**Stated task:**
Using the records that follow, copy every line containing the word "this".

**Record excerpts:**
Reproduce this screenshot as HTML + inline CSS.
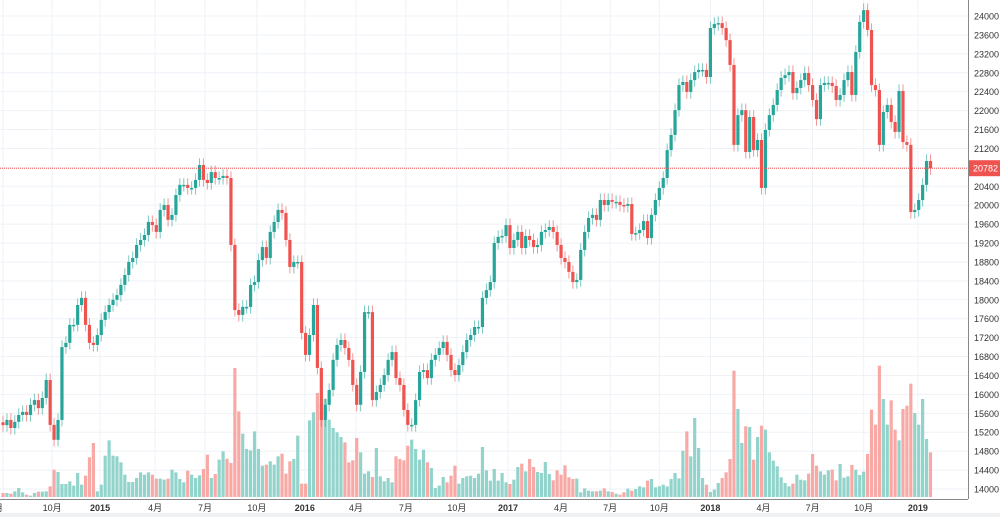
<!DOCTYPE html>
<html><head><meta charset="utf-8"><style>
html,body{margin:0;padding:0;background:#fff;width:1000px;height:517px;overflow:hidden}
svg{display:block;font-family:"Liberation Sans","Noto Sans CJK SC",sans-serif}
</style></head><body>
<svg id="chart" width="1000" height="517" viewBox="0 0 1000 517" xmlns="http://www.w3.org/2000/svg">
<g id="grid"></g>
<g id="vols"></g>
<g id="candles"></g>
<g id="axes"></g>
</svg>
<script>
const closes=[15350,15460,15290,15420,15565,15630,15565,15780,15880,15710,15925,16305,15355,15040,15460,17000,17090,17470,17470,17890,18040,17470,17090,17045,17255,17575,17740,17890,18000,18100,18315,18525,18800,18885,19160,19265,19370,19645,19580,19435,19900,20005,19690,19795,20215,20430,20430,20365,20365,20535,20850,20535,20470,20700,20575,20575,20620,20575,19160,17785,17680,17850,17850,18315,18375,18840,19115,18885,19435,19645,19900,19835,19265,18695,18800,18800,17300,16835,17255,17890,16560,15460,15780,16095,16730,17045,17150,16980,16730,16200,15780,16475,17740,17740,15880,16050,16200,16410,16730,16895,16345,16200,15670,15355,15355,15880,16475,16515,16345,16730,16835,16980,17110,16835,16515,16410,16620,16895,17150,17255,17425,17425,18040,18205,18375,19200,19330,19350,19580,19095,19265,19435,19095,19350,19265,19115,19160,19435,19475,19540,19435,19160,18885,18800,18590,18375,18420,19055,19435,19730,19795,19690,20110,20005,20110,20070,20070,20005,19985,20025,19390,19410,19475,19665,19305,19795,20110,20365,20575,21165,21485,22010,22540,22605,22395,22645,22815,22860,22860,22710,23745,23830,23850,23745,23490,22965,21275,21905,22010,21125,21865,21165,21380,20365,21590,21905,22120,22435,22690,22750,22815,22370,22480,22645,22795,22540,22225,21820,22540,22585,22585,22520,22225,22330,22645,22815,22330,23240,23875,24125,23705,22540,22435,21275,21970,22120,21760,21550,22415,21335,21275,19855,19900,20110,20430,20935,20782];
const volumes=[12,12,10,17,27,14,7,4,12,16,16,17,32,82,75,39,39,47,34,72,37,64,119,162,17,37,124,170,124,122,104,67,45,45,57,74,67,74,67,55,55,52,55,82,74,54,44,79,67,57,65,84,127,57,69,112,137,115,102,387,257,190,144,140,197,144,94,97,107,97,122,130,70,107,114,184,40,40,230,254,312,277,294,232,207,194,180,164,104,110,177,134,70,77,60,147,62,47,57,44,122,114,110,154,172,144,112,142,104,87,27,34,60,44,64,94,40,57,62,64,
57,70,150,80,49,84,49,72,44,39,52,90,100,77,114,90,75,72,105,69,50,80,67,95,59,54,55,14,26,19,17,17,19,26,17,15,10,7,14,25,19,24,32,29,49,54,29,32,37,32,54,72,56,139,197,122,237,147,57,37,15,22,42,57,74,114,379,264,162,212,210,112,180,214,202,134,109,92,59,42,32,40,67,52,50,70,129,94,77,67,80,82,50,99,58,62,96,82,66,76,129,262,217,394,294,217,290,202,170,264,274,340,252,217,294,174,134];
const priceTicks=[14000,14400,14800,15200,15600,16000,16400,16800,17200,17600,18000,18400,18800,19200,19600,20000,20400,20800,21200,21600,22000,22400,22800,23200,23600,24000];
const timeLabels=["月","10月","2015","4月","7月","10月","2016","4月","7月","10月","2017","4月","7月","10月","2018","4月","7月","10月","2019"];
const timeIdx=[0,12.5,24.7,38.7,51.4,64.6,76.8,89.8,102.5,115.5,128.5,142,154.5,167,180,193.5,206,219,232.8];
const lastPrice=20782;

const NS="http://www.w3.org/2000/svg";
const X=i=>3+3.93*i;
const Y=p=>16+(24000-p)*0.0473;
const VB=497, VS=1/3;
function mk(tag,attrs,parent){const e=document.createElementNS(NS,tag);for(const k in attrs)e.setAttribute(k,attrs[k]);parent.appendChild(e);return e;}
const grid=document.getElementById('grid'),vols=document.getElementById('vols'),cg=document.getElementById('candles'),ax=document.getElementById('axes');

priceTicks.forEach(p=>{
  const l=mk('line',{x1:0,x2:968,y1:Y(p),y2:Y(p),stroke:'#eef2f7','stroke-width':1},grid);
  
  
  const t=mk('text',{x:974,y:Y(p)+3.5,'font-size':9,fill:'#333'},ax);
  t.textContent=p;
  
  
});
timeLabels.forEach((s,k)=>{
  const x=X(timeIdx[k]);
  const l=mk('line',{x1:x,x2:x,y1:0,y2:499,stroke:'#eef2f7','stroke-width':1},grid);
  
  
  const bold=/^\d{4}$/.test(s);
  const t=mk('text',{x:x,y:511,'font-size':9,fill:'#333','text-anchor':k===0?'end':'middle','font-weight':bold?'bold':'normal'},ax);
  t.textContent=s;
  
  
});

for(let i=0;i<closes.length;i++){
  const c=closes[i], o=i>0?closes[i-1]:c+60;
  const up=c>=o, col=up?'#26a69a':'#ef5350';
  const x=X(i);
  const hi=Math.max(o,c)+140, lo=Math.min(o,c)-140;
  if(i<volumes.length){
    const h=volumes[i]*VS;
    const vb=mk('rect',{x:x-1.6,y:VB-h,width:3.2,height:h,fill:up?'#92d4cb':'#f8a9a6'},vols);
    
    
  }
  const w=mk('line',{x1:x,x2:x,y1:Y(hi),y2:Y(lo),stroke:col,'stroke-width':1,opacity:0.6},cg);
  
  
  const yt=Y(Math.max(o,c)), yb=Y(Math.min(o,c));
  const b=mk('rect',{x:x-1.6,y:yt,width:3.2,height:Math.max(1.5,yb-yt),fill:col},cg);
  
  
}
const ly=Y(lastPrice);
const pl=mk('line',{x1:0,x2:968,y1:ly,y2:ly,stroke:'#ef5350','stroke-width':1,'stroke-dasharray':'1 1'},ax);


const al=mk('line',{x1:968.5,x2:968.5,y1:0,y2:499,stroke:'#888','stroke-width':1},ax);


const bl=mk('line',{x1:0,x2:968,y1:499.5,y2:499.5,stroke:'#888','stroke-width':1},ax);


const bg=mk('rect',{x:0,y:513,width:1000,height:4,fill:'#f0f1f3'},ax);


const lb=mk('rect',{x:969,y:ly-8,width:31,height:16,fill:'#ef5350'},ax);


const lt=mk('text',{x:973,y:ly+3.5,'font-size':9,fill:'#fff'},ax);
lt.textContent=lastPrice;


</script>
</body></html>
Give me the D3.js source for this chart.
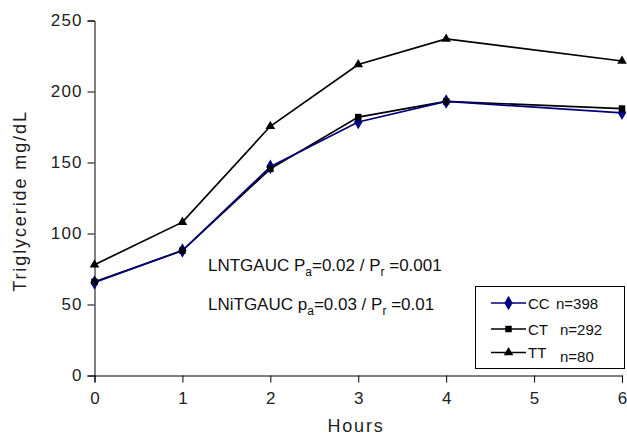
<!DOCTYPE html>
<html><head><meta charset="utf-8">
<script src="https://cdn.jsdelivr.net/npm/d3@7"></script>
<style>body{margin:0;background:#fff;}svg{display:block;font-family:"Liberation Sans",Arial,sans-serif;}</style>
</head><body>
<svg id="c" width="627" height="437"></svg>
<script>
const hours = [0, 1, 2, 3, 4, 6];
const ccValues = [65.5, 88, 147, 178.5, 193, 185];
const ctValues = [66, 88, 145.5, 182, 193, 188];
const ttValues = [78, 108, 175.5, 219, 237, 221.5];
const xTicks = [0, 1, 2, 3, 4, 5, 6];
const yTicks = [0, 50, 100, 150, 200, 250];
const seriesNames = ["CC", "CT", "TT"];
const seriesN = ["n=398", "n=292", "n=80"];

const svg = d3.select("#c");
const x = d3.scaleLinear().domain([0, 6]).range([94.5, 622]);
const y = d3.scaleLinear().domain([0, 250]).range([375.5, 20.5]);

const series = [
  {name: seriesNames[0], n: seriesN[0], vals: ccValues, color: "#00007f", sym: d3.symbolDiamond, size: 60},
  {name: seriesNames[1], n: seriesN[1], vals: ctValues, color: "#000", sym: d3.symbolSquare, size: 42},
  {name: seriesNames[2], n: seriesN[2], vals: ttValues, color: "#000", sym: d3.symbolTriangle, size: 40}
];

// axes
const xAxis = svg.append("g").attr("transform", "translate(0,375.5)")
  .call(d3.axisBottom(x).tickValues(xTicks).tickSize(7).tickPadding(9).tickFormat(d3.format("d")));
const yAxis = svg.append("g").attr("transform", "translate(94.5,0)")
  .call(d3.axisLeft(y).tickValues(yTicks).tickSize(7).tickPadding(5).tickFormat(d3.format("d")));
[xAxis, yAxis].forEach(a => {
  a.select(".domain").attr("stroke", "#000").attr("stroke-width", 1);
  a.selectAll(".tick line").attr("stroke", "#000");
  a.selectAll(".tick text").attr("font-size", 17).attr("fill", "#222")
    .attr("letter-spacing", "1.1px").attr("font-family", "Liberation Sans, Arial, sans-serif");
});
xAxis.selectAll(".tick text").attr("dx", "0.55px");

// lines (draw in order TT, CT, CC so CC is on top)
const line = d3.line().x((d, i) => x(hours[i])).y(d => y(d));
[series[2], series[1], series[0]].forEach(s => {
  svg.append("path").datum(s.vals).attr("d", line)
    .attr("fill", "none").attr("stroke", s.color).attr("stroke-width", 1.7);
});
[series[0], series[1], series[2]].forEach(s => {
  svg.append("g").selectAll("path").data(s.vals).join("path")
    .attr("d", d3.symbol().type(s.sym).size(s.size))
    .attr("transform", (d, i) => `translate(${x(hours[i])},${y(d)})`)
    .attr("fill", s.color);
});

// axis titles
svg.append("text").attr("x", 356).attr("y", 432).attr("text-anchor", "middle")
  .attr("font-size", 18).attr("letter-spacing", "1.8px").attr("fill", "#222").text("Hours");
svg.append("text").attr("transform", "translate(25.5,201) rotate(-90)").attr("text-anchor", "middle")
  .attr("font-size", 18).attr("letter-spacing", "1.9px").attr("fill", "#222").text("Triglyceride mg/dL");

// annotations
function annot(yy, parts) {
  const t = svg.append("text").attr("x", 208).attr("y", yy).attr("font-size", 17).attr("fill", "#111");
  parts.forEach(p => {
    const ts = t.append("tspan").text(p[0]);
    if (p[1] === "sub") ts.attr("font-size", 12).attr("dy", 4.5);
    else if (p[1] === "up") ts.attr("dy", -4.5);
  });
}
annot(271, [["LNTGAUC P"], ["a", "sub"], ["=0.02 / P", "up"], ["r", "sub"], [" =0.001", "up"]]);
annot(310, [["LNiTGAUC p"], ["a", "sub"], ["=0.03 / P", "up"], ["r", "sub"], [" =0.01", "up"]]);

// legend
const lg = svg.append("g");
lg.append("rect").attr("x", 475.5).attr("y", 286.5).attr("width", 149).attr("height", 82)
  .attr("fill", "#fff").attr("stroke", "#000").attr("stroke-width", 1);
const rowsY = [303, 329, 352.5];
series.forEach((s, i) => {
  const ry = rowsY[i];
  lg.append("line").attr("x1", 491).attr("x2", 526).attr("y1", ry).attr("y2", ry)
    .attr("stroke", s.color).attr("stroke-width", 1.7);
  lg.append("path").attr("d", d3.symbol().type(s.sym).size(s.size))
    .attr("transform", `translate(508.5,${ry})`).attr("fill", s.color);
  lg.append("text").attr("x", 528).attr("y", ry + 5.5).attr("font-size", 15).attr("fill", "#111").text(s.name);
  lg.append("text").attr("x", i === 0 ? 556 : 560).attr("y", ry + 5.5 + (i === 2 ? 4 : 0))
    .attr("font-size", 15).attr("fill", "#111").text(s.n);
});
</script>
</body></html>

**Correct output:**
Reproduce this screenshot as HTML + inline CSS.
Give me the D3.js source for this chart.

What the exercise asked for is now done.